In this deep-dive analysis, I will walk you through every phase of Raleigh’s career, his year-by-year statistical progression, how he stacks up against the greatest catchers in baseball history, and what his future might look like as he enters his age-30 season in 2026.
Cal Raleigh Career Stats: The Complete Year-by-Year Breakdown
The transformation from a light-hitting rookie to an MVP-caliber force happened faster than almost anyone projected. When Raleigh debuted in 2021, hitting just .180 with two home runs in 47 games, scouts were split on whether his bat would play at the major league level. What followed over the next four seasons was one of the most dramatic power surges in modern baseball history.
| Season | Team | G | AB | HR | RBI | AVG | OBP | SLG | OPS | WAR |
|---|---|---|---|---|---|---|---|---|---|---|
| 2021 | SEA | 47 | 139 | 2 | 13 | .180 | .223 | .309 | .532 | -0.5 |
| 2022 | SEA | 119 | 370 | 27 | 63 | .211 | .284 | .489 | .774 | 3.8 |
| 2023 | SEA | 145 | 513 | 30 | 75 | .232 | .306 | .456 | .762 | 3.2 |
| 2024 | SEA | 153 | 546 | 34 | 100 | .220 | .312 | .436 | .748 | 4.6 |
| 2025 | SEA | 159 | 596 | 60 | 125 | .247 | .359 | .589 | .948 | 7.3 |
| Career | SEA | 623 | 2,164 | 153 | 376 | .225 | .314 | .482 | .795 | 18.4 |
What stands out immediately is the trajectory.

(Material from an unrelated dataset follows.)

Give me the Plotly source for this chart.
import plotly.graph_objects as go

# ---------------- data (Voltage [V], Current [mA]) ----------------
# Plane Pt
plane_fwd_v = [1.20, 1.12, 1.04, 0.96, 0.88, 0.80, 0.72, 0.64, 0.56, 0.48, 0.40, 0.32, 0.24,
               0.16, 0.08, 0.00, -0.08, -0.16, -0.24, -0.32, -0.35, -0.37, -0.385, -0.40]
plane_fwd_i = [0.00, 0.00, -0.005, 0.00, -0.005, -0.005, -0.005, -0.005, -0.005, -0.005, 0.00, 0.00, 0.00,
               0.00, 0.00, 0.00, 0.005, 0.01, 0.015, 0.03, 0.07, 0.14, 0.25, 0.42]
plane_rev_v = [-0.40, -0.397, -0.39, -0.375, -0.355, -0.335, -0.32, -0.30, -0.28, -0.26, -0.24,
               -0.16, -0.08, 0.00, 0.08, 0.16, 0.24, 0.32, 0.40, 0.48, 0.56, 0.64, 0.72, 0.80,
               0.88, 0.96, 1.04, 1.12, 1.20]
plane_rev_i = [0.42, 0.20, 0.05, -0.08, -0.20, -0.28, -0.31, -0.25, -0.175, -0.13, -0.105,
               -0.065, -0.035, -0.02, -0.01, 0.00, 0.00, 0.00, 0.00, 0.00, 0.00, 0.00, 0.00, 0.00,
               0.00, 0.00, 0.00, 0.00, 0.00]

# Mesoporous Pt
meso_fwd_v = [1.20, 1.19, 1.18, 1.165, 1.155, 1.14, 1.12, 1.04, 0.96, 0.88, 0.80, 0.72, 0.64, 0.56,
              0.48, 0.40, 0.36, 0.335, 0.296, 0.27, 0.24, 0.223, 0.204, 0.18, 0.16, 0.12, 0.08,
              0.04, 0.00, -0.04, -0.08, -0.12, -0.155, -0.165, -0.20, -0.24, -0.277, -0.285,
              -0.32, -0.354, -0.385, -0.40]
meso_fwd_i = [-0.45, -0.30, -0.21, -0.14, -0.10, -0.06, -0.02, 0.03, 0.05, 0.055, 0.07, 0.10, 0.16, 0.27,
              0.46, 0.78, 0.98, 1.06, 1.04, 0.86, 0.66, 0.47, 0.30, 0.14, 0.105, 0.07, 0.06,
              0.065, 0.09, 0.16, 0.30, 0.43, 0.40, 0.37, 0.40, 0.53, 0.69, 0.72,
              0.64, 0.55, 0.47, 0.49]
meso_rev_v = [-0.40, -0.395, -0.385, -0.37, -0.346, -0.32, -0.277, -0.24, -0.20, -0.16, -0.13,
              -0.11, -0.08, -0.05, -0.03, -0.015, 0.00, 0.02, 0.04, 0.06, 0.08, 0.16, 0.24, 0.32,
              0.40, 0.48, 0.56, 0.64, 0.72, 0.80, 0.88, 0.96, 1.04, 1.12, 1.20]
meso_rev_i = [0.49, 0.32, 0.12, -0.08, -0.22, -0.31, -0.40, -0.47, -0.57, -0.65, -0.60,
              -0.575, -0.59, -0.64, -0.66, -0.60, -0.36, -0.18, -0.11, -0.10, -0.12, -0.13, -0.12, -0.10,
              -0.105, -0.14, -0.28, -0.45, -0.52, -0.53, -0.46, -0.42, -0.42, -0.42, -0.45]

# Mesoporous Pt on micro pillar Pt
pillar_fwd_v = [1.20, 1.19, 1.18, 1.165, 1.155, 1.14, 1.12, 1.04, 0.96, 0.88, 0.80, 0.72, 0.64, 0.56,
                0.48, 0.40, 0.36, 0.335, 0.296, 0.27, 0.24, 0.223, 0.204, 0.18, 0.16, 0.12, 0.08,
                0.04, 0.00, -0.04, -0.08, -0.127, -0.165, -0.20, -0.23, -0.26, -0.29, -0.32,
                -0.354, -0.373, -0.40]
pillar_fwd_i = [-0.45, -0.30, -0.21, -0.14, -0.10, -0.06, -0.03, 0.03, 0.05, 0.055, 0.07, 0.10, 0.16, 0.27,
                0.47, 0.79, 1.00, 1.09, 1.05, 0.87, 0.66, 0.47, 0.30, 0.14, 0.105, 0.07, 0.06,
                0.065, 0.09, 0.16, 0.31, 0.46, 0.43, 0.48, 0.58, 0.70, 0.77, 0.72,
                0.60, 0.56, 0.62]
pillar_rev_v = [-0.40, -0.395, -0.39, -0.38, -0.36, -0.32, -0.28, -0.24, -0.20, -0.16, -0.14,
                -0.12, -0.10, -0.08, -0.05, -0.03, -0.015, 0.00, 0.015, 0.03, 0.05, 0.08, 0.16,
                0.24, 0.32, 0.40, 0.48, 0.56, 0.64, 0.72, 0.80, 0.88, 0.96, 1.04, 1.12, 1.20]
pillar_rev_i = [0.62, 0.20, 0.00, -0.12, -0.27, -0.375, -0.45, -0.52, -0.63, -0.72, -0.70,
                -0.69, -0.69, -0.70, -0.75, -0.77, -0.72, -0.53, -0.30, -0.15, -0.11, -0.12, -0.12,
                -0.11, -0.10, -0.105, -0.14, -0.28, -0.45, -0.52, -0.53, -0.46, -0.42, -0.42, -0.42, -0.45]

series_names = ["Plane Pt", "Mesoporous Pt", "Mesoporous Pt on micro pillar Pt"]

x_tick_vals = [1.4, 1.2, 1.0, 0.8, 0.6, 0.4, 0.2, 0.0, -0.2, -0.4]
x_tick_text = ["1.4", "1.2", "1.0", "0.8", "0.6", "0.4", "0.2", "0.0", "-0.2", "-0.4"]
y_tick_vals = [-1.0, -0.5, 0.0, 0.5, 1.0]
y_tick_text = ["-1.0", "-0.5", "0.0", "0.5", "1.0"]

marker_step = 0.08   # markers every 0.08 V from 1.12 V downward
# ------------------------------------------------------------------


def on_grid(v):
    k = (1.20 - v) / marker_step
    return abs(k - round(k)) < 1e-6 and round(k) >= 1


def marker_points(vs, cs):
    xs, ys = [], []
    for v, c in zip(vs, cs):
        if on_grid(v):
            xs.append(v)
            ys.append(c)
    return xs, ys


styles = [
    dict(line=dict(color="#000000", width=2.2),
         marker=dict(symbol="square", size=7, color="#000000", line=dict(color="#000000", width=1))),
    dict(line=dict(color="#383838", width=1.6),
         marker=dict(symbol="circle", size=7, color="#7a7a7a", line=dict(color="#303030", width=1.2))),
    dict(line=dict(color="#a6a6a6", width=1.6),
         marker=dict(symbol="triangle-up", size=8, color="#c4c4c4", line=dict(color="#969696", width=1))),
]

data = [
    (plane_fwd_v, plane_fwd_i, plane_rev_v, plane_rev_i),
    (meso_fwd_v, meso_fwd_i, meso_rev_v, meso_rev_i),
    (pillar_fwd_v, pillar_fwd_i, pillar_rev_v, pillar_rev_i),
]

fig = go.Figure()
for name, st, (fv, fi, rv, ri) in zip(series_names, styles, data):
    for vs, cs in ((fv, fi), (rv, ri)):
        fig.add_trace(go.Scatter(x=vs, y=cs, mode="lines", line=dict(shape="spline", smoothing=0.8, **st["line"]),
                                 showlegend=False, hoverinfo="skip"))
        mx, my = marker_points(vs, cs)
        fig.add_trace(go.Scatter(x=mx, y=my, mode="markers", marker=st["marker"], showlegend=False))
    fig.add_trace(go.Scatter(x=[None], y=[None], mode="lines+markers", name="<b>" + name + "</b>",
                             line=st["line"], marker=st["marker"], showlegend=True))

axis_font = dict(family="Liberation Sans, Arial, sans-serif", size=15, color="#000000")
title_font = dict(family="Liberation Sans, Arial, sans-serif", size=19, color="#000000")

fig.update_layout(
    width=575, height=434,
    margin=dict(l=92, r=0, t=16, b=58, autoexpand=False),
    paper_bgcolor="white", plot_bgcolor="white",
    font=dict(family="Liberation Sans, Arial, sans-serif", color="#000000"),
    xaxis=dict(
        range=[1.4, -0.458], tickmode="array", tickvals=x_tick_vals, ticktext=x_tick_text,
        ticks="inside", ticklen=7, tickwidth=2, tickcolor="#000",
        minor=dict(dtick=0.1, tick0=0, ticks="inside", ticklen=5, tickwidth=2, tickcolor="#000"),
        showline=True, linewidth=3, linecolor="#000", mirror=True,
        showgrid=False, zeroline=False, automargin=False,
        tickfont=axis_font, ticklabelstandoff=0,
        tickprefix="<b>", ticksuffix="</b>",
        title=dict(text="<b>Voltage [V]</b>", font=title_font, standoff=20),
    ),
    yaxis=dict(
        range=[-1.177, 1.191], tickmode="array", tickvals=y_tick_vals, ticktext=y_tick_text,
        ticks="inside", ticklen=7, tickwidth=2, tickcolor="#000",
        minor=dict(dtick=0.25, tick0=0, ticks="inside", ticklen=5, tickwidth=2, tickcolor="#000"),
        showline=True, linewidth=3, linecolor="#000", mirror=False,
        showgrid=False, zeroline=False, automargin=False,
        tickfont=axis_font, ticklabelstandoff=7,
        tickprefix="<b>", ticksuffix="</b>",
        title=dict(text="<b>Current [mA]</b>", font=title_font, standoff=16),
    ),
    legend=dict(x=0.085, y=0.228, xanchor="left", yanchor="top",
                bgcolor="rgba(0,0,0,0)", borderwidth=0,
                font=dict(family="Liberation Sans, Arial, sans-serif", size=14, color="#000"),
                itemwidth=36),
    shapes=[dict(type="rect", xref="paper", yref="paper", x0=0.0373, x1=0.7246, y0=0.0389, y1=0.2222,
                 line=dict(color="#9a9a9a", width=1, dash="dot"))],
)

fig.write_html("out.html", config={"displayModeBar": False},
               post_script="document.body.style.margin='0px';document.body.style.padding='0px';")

A lot of power hitters show their pop early then plateau. Raleigh did the opposite. He added home runs every single season: 2, 27, 30, 34, then that eye-popping 60 in 2025. That kind of consistent year-over-year growth is almost unheard of from a catcher, a position that typically grinds players down physically as they age.

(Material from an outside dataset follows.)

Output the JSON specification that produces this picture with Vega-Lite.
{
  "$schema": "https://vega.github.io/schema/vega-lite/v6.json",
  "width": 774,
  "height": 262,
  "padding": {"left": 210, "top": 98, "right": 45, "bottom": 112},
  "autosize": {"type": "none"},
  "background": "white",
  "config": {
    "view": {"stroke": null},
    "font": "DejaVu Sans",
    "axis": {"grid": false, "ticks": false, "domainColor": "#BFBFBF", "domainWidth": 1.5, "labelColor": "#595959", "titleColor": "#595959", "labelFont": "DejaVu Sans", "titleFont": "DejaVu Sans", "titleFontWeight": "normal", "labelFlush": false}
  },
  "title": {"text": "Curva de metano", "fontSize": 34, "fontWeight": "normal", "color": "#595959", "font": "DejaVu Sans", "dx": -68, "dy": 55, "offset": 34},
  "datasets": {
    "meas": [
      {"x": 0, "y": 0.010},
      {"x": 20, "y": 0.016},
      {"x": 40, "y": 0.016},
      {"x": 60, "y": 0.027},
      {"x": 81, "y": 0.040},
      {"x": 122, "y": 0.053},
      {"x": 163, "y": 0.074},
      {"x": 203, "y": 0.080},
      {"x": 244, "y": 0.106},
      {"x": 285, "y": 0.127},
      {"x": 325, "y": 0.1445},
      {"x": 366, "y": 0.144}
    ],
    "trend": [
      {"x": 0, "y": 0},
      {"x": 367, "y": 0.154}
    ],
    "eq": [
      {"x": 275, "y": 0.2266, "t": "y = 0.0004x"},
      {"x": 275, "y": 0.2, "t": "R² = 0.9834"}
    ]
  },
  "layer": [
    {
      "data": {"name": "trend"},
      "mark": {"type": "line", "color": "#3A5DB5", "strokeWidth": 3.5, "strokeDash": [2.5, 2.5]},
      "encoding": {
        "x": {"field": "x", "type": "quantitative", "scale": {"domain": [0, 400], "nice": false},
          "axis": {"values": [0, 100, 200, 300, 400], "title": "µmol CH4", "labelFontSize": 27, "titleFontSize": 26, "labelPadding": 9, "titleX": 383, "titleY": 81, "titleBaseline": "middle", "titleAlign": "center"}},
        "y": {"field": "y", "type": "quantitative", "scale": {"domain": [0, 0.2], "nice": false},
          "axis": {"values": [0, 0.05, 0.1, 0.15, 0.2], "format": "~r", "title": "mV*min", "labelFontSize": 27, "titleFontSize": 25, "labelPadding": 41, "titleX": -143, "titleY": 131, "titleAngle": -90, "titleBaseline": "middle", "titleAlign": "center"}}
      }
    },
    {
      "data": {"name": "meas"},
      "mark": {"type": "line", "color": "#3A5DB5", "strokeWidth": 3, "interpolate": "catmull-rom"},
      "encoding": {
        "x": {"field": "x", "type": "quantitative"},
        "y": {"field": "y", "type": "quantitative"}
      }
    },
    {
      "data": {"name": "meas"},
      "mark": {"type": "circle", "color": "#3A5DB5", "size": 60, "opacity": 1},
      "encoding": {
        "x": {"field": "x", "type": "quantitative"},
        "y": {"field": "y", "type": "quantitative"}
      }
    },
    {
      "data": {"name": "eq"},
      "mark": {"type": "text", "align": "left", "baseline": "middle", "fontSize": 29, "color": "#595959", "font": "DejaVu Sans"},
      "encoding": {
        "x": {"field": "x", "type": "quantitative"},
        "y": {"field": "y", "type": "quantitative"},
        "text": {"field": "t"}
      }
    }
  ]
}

The 2025 Season That Changed Everything
There is no way to talk about Cal Raleigh stats without centering the conversation on what he did in 2025. Sixty home runs. Let that sink in for a moment. No catcher in Major League Baseball history had ever come close to that number in a single season. The previous record for catchers was Javy Lopez’s 43 in 2003, and before that, Johnny Bench’s 45 in 1970. Raleigh did not just break the record, he obliterated it by 15 home runs.

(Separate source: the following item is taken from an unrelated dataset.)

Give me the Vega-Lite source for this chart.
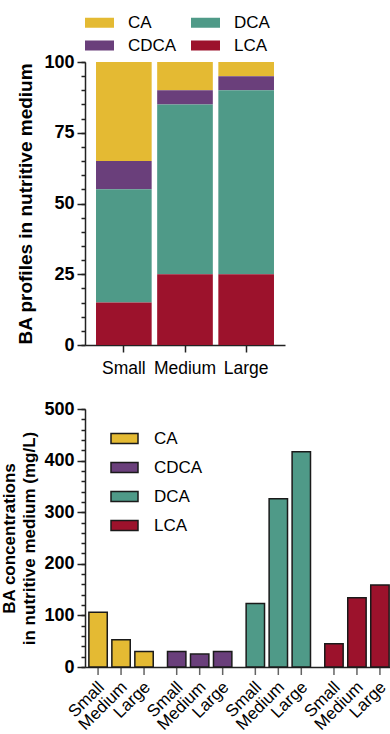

Here is a snapshot of his full 2025 stat line:
- Games Played: 159
- At-Bats: 596
- Home Runs: 60 (led the American League)
- RBI: 125 (led the American League)
- Runs Scored: 110
- Batting Average: .247
- On-Base Percentage: .359
- Slugging Percentage: .589
- OPS: .948
- Total Bases: 351 (2nd in AL)
- Stolen Bases: 14
- Strikeouts: 188 (3rd in AL)
- WAR: 7.3
What made this season even more remarkable was the consistency. Raleigh did not go on one hot streak and coast. He hit at least eight home runs in every month of the season from April through September. His second-half surge, where he hit 33 homers after the All-Star break, was arguably the greatest stretch of power hitting any catcher has ever produced.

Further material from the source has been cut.